The dollar is overvalued. It has been overvalued for years, and the size of the overvaluation going into 2025 was extreme, similar to the mid-1980s when the Plaza Accord was implemented. There is a clear reassessment of the dollar, despite many foreign investors still being interested in holding US assets. Investors are now willing to hedge their dollar exposure. A policy of lower interest rates, coupled with expectations of inflation above the 2% target, and slower growth expected in 2026, all contribute to a lower dollar mentality.
That said, there is no dollar substitute, as measured by the use of the dollar in trading and cross-border finance. The adjustment in dollar usage will be slower than any market change in the dollar, so it may be too early to make judgments on dollar usage; yet, current measures of dollar internationalization have remained within normal bounds. A switch to the EUR is unlikely given their economic malaise.
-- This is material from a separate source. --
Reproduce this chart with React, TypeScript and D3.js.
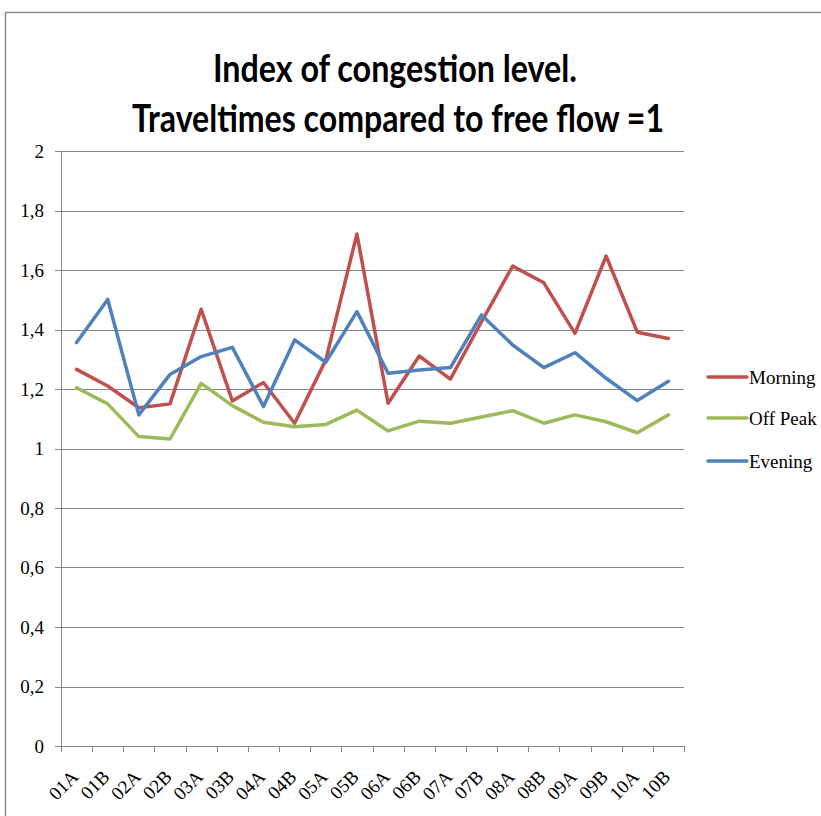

The natural switch will be to China, yet the CNY is not a liquid or easily convertible currency. There is more pricing in CNY and factor financing in CNY, but it is not being accepted as a store of value.
While the dollar move is much larger and faster than we have expected, the current move is a natural adjustment that takes us back to a long-term average. Dollar selling should continue. There is no reason to expect a reversal. This adjustment should not be concerning, even though the geopolitical language of today is abnormal.